The younger of the two from the first marriage, Carl Philipp
Emanuel, moved via Rheinsberg to the Prussian court and later,
as successor to his godfather Telemann, to Hamburg; he had a
strong influence on Haydn and Mozart. The latter was influenced
still more by the younger of the two from the second marriage,
Johann Christian, the enfant terrible of the family: he lived
abroad in Milan, Paris and London, became a Catholic and wrote
operas. The father, however, was quickly forgotten, as interest
in polyphony dwindled - until the young Mendelssohn unearthed
the St Matthew Passion in Berlin, a century after its first
performance in the Thomaskirche in Leipzig. The Bach Renaissance
was about to begin.

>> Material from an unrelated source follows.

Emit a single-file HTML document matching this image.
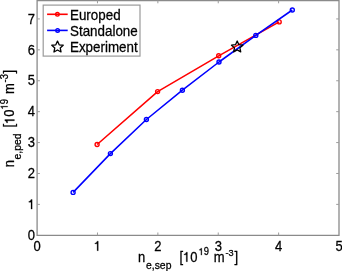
<!DOCTYPE html>
<html><head><meta charset="utf-8">
<style>
html,body{margin:0;padding:0;background:#fff;width:342px;height:271px;overflow:hidden}
svg{display:block;will-change:transform}
text{font-family:"Liberation Sans",sans-serif;fill:#000;stroke:#000;stroke-width:0.25px}
path.g{fill:#000;stroke:#000}
</style></head>
<body>
<svg width="342" height="271" viewBox="0 0 342 271">
<rect x="0" y="0" width="342" height="271" fill="#fff"/>
<path d="M37.1 0.5 V235.3 H339.0 V0.5 Z" fill="none" stroke="#8a8a8a" stroke-width="1.3"/>
<path d="M37.1 204.39h2.8M37.1 173.48h2.8M37.1 142.57h2.8M37.1 111.66h2.8M37.1 80.75h2.8M37.1 49.84h2.8M37.1 18.93h2.8M339.0 204.39h-2.8M339.0 173.48h-2.8M339.0 142.57h-2.8M339.0 111.66h-2.8M339.0 80.75h-2.8M339.0 49.84h-2.8M339.0 18.93h-2.8M97.48 235.3v-2.8M157.86 235.3v-2.8M218.24 235.3v-2.8M278.62 235.3v-2.8M97.48 0.5v2.8M157.86 0.5v2.8M218.24 0.5v2.8M278.62 0.5v2.8" stroke="#9c9c9c" stroke-width="1" fill="none"/>
<g fill="#000" stroke="#000">
<g transform="translate(35,240.0) scale(1,1.07)"><text x="-7.23" y="0.00" font-size="13">0</text></g>
<g transform="translate(35,209.09) scale(1,1.07)"><path transform="translate(-7.23,0.00) scale(0.00635,-0.00635)" d="M690,0 L510,0 L510,1010 L165,1010 L165,1135 C350,1150 460,1250 505,1409 L690,1409 Z" stroke-width="39.4"/></g>
<g transform="translate(35,178.18) scale(1,1.07)"><text x="-7.23" y="0.00" font-size="13">2</text></g>
<g transform="translate(35,147.27) scale(1,1.07)"><text x="-7.23" y="0.00" font-size="13">3</text></g>
<g transform="translate(35,116.36) scale(1,1.07)"><text x="-7.23" y="0.00" font-size="13">4</text></g>
<g transform="translate(35,85.45) scale(1,1.07)"><text x="-7.23" y="0.00" font-size="13">5</text></g>
<g transform="translate(35,54.54) scale(1,1.07)"><text x="-7.23" y="0.00" font-size="13">6</text></g>
<g transform="translate(35,23.63) scale(1,1.07)"><text x="-7.23" y="0.00" font-size="13">7</text></g>
<g transform="translate(37.1,250.7) scale(1,1.07)"><text x="-3.61" y="0.00" font-size="13">0</text></g>
<g transform="translate(97.48,250.7) scale(1,1.07)"><path transform="translate(-3.61,0.00) scale(0.00635,-0.00635)" d="M690,0 L510,0 L510,1010 L165,1010 L165,1135 C350,1150 460,1250 505,1409 L690,1409 Z" stroke-width="39.4"/></g>
<g transform="translate(157.86,250.7) scale(1,1.07)"><text x="-3.61" y="0.00" font-size="13">2</text></g>
<g transform="translate(218.24,250.7) scale(1,1.07)"><text x="-3.61" y="0.00" font-size="13">3</text></g>
<g transform="translate(278.62,250.7) scale(1,1.07)"><text x="-3.61" y="0.00" font-size="13">4</text></g>
<g transform="translate(339.0,250.7) scale(1,1.07)"><text x="-3.61" y="0.00" font-size="13">5</text></g>
<g transform="translate(137.9,261.7) scale(1,1.07)"><text x="0.00" y="0.00" font-size="13">n</text></g>
<g transform="translate(146.0,268.7) scale(1,1.07)"><text x="0.00" y="0.00" font-size="10.4">e,sep</text></g>
<g transform="translate(179.4,261.7) scale(1,1.07)"><text x="0.00" y="0.00" font-size="13">[</text><path transform="translate(3.61,0.00) scale(0.00635,-0.00635)" d="M690,0 L510,0 L510,1010 L165,1010 L165,1135 C350,1150 460,1250 505,1409 L690,1409 Z" stroke-width="39.4"/><text x="10.84" y="0.00" font-size="13">0</text></g>
<g transform="translate(198.6,255.1) scale(1,1.07)"><path transform="translate(0.00,0.00) scale(0.00459,-0.00459)" d="M690,0 L510,0 L510,1010 L165,1010 L165,1135 C350,1150 460,1250 505,1409 L690,1409 Z" stroke-width="54.5"/><text x="5.23" y="0.00" font-size="9.4">9</text></g>
<g transform="translate(213.7,261.7) scale(1,1.07)"><text x="0.00" y="0.00" font-size="13">m</text></g>
<g transform="translate(225.4,255.89999999999998) scale(1,1.07)"><text x="0.00" y="0.00" font-size="9.2">-3</text></g>
<g transform="translate(234.5,261.7) scale(1,1.07)"><text x="0.00" y="0.00" font-size="13">]</text></g>
<g transform="translate(14.4,167.2) rotate(-90) scale(1,1.07)"><text x="0.00" y="0.00" font-size="13">n</text><text x="7.80" y="6.30" font-size="10.4">e,ped</text><text x="39.60" y="0.00" font-size="13">[</text><path transform="translate(43.21,0.00) scale(0.00635,-0.00635)" d="M690,0 L510,0 L510,1010 L165,1010 L165,1135 C350,1150 460,1250 505,1409 L690,1409 Z" stroke-width="39.4"/><text x="50.44" y="0.00" font-size="13">0</text><path transform="translate(57.80,-6.30) scale(0.00459,-0.00459)" d="M690,0 L510,0 L510,1010 L165,1010 L165,1135 C350,1150 460,1250 505,1409 L690,1409 Z" stroke-width="54.5"/><text x="63.03" y="-6.30" font-size="9.4">9</text><text x="73.30" y="0.00" font-size="13">m</text><text x="84.80" y="-6.20" font-size="9.4">-3</text><text x="93.60" y="0.00" font-size="13">]</text></g>
</g>
<polyline fill="none" stroke="#ff0000" stroke-width="1.55" stroke-linejoin="round" points="97.1,144.5 157.6,91.6 218.7,55.8 279.2,21.9"/>
<g fill="none" stroke="#ff0000" stroke-width="1.4"><circle cx="97.1" cy="144.5" r="2.0"/><circle cx="157.6" cy="91.6" r="2.0"/><circle cx="218.7" cy="55.8" r="2.0"/><circle cx="279.2" cy="21.9" r="2.0"/></g>
<polyline fill="none" stroke="#0000ff" stroke-width="1.55" stroke-linejoin="round" points="73.1,192.4 110.4,153.6 146.4,119.5 182.4,90.2 219.0,62.0 255.8,35.4 292.3,10.0"/>
<g fill="none" stroke="#0000ff" stroke-width="1.4"><circle cx="73.1" cy="192.4" r="2.0"/><circle cx="110.4" cy="153.6" r="2.0"/><circle cx="146.4" cy="119.5" r="2.0"/><circle cx="182.4" cy="90.2" r="2.0"/><circle cx="219.0" cy="62.0" r="2.0"/><circle cx="255.8" cy="35.4" r="2.0"/><circle cx="292.3" cy="10.0" r="2.0"/></g>
<path transform="translate(237.2,47.0)" d="M0.00,-6.00 L1.68,-2.31 L5.71,-1.85 L2.71,0.88 L3.53,4.85 L0.00,2.85 L-3.53,4.85 L-2.71,0.88 L-5.71,-1.85 L-1.68,-2.31 Z" fill="none" stroke="#000" stroke-width="1.3" stroke-linejoin="round"/>
<rect x="43.2" y="5.1" width="96.8" height="51.0" fill="#fff" stroke="#9a9a9a" stroke-width="1.2"/>
<path d="M47.1 14.3H67.7" stroke="#ff0000" stroke-width="1.6"/><circle cx="57.4" cy="14.3" r="1.8" fill="none" stroke="#ff0000" stroke-width="1.4"/>
<path d="M47.1 30.4H67.7" stroke="#0000ff" stroke-width="1.6"/><circle cx="57.6" cy="30.4" r="1.8" fill="none" stroke="#0000ff" stroke-width="1.4"/>
<path transform="translate(57.5,47.1)" d="M0.00,-6.00 L1.68,-2.31 L5.71,-1.85 L2.71,0.88 L3.53,4.85 L0.00,2.85 L-3.53,4.85 L-2.71,0.88 L-5.71,-1.85 L-1.68,-2.31 Z" fill="none" stroke="#000" stroke-width="1.3" stroke-linejoin="round"/>
<g fill="#000" stroke="#000">
<g transform="translate(70,19.6) scale(1,1.07)"><text x="0.00" y="0.00" font-size="13.4">Europed</text></g>
<g transform="translate(70,35.8) scale(1,1.07)"><text x="0.00" y="0.00" font-size="13.4">Standalone</text></g>
<g transform="translate(70,52.0) scale(1,1.07)"><text x="0.00" y="0.00" font-size="13.4">Experiment</text></g>
</g>
</svg>
</body></html>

The Bach Society, the Complete Bach Edition,
regular performances by the choir of the Thomaskirche of motets,
cantatas and oratorios, soon even concert tours and - thanks
to cantor Karl Straube - broadcasts of the cantatas on the radio
every Sunday.
And if further proof is needed of the vitality of Bach's music,
music that is bound to two worlds - past and present - and mediates
between the two, than perhaps it lies in the fact that under
the cantors Ramin, Tietze, Thomas and Mauersberger "his"
choir (founded, incidentally, in 1212) was to survive the two
German dictatorships of the twentieth century. Finally the men's
voices sing in unison "Und wenn die Welt voll Teufel wäre"
(And if the world were filled by the devil) in the truly valiant
Reformation cantata of Sebastian the Great!